Foto : Suasana saat persidangan, istimewa
METROPOLITAN POST – Perkara dugaan tindak pidana penyiksaan yang menyebabkan kematian MHS (15), akhirnya mulai disidangkan di Peradilan Militer I-02 Medan dengan terdakwa Sertu Riza Pahlivi. Peristiwa tragis itu terjadi pada 26 Mei 2024, saat aparat melakukan pengamanan aksi tawuran di kawasan perbatasan Kelurahan Bantan (Kecamatan Medan Denai) dan Kelurahan Tegal Sari Mandala III (Kecamatan Medan Tembung).
Oditur Militer mendakwa Sertu Riza dengan Pasal 76C jo Pasal 80 ayat (3) Undang-Undang No. 35 Tahun 2014 tentang Perlindungan Anak, dengan ancaman maksimal 15 tahun penjara dan/atau denda sebesar Rp3 miliar.
Namun ironisnya, hingga kini Sertu Riza tidak pernah ditahan, sejak ditetapkan sebagai tersangka hingga kini menjadi terdakwa, meski perbuatannya telah merenggut nyawa seorang anak. Ketidaktegasan ini, menurut LBH Medan, mencederai rasa keadilan masyarakat, khususnya keluarga korban.
Laporan resmi telah dibuat oleh ibu korban, Lenny Damanik, ke Denpom I/5 BB pada 28 Mei 2024 dengan Nomor: TBLP-581/V/2024. Setelah dilakukan penyidikan dan pengumpulan alat bukti, Sertu Riza ditetapkan sebagai tersangka. Namun lebih dari satu tahun berselang, proses hukum ini tidak menunjukkan komitmen pada prinsip keadilan terlihat dari tidak dilakukannya penahanan.
Lenny Damanik bahkan telah menyampaikan pengaduan kepada sejumlah lembaga, antara lain Komnas HAM, Komnas Perempuan, KPAI, dan LPSK demi memperjuangkan keadilan atas kematian anaknya.
LBH Medan, Ada Privilege yang Melukai Keadilan
LBH Medan yang sejak awal mendampingi keluarga korban menyayangkan sikap Pangdam I/Bukit Barisan yang dinilai abai menjalankan kewenangannya sebagai Perwira Penyerah Perkara (Papera). “Tidak ditahannya terdakwa menciptakan preseden buruk dan kemunduran dalam penegakan hukum, khususnya di lingkungan militer,” tegas LBH Medan.

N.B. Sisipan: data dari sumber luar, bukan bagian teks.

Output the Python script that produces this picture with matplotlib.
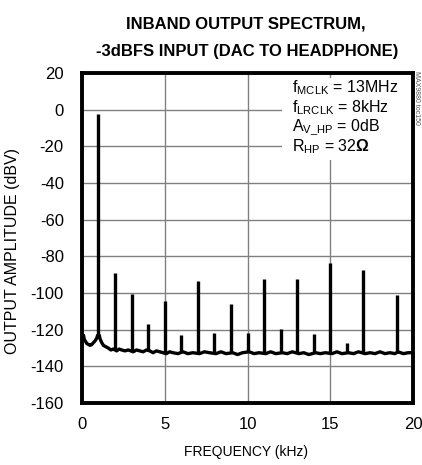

Menurut hukum acara, Sertu Riza memenuhi syarat objektif dan subjektif untuk dilakukan penahanan, seperti potensi melarikan diri, menghilangkan barang bukti, serta menimbulkan rasa takut dan terancam bagi keluarga korban.
Ancaman terhadap Lenny Damanik Meningkat
Kekhawatiran Lenny akhirnya terbukti. Pada 14 Juli 2025, empat orang termasuk seseorang yang diduga adalah istri Sertu Riza mendatangi kediamannya dengan dalih bersilaturahmi. Salah satu dari mereka bahkan mencoba memberikan bingkisan, yang langsung ditolak oleh Lenny. Aksi ini menimbulkan rasa tidak aman bagi Lenny dan keluarganya.
LBH Medan Mendesak Penahanan Sertu Riza
LBH Medan mendesak agar Majelis Hakim dan pihak berwenang segera melakukan penahanan terhadap terdakwa demi menjamin rasa keadilan dan perlindungan terhadap keluarga korban.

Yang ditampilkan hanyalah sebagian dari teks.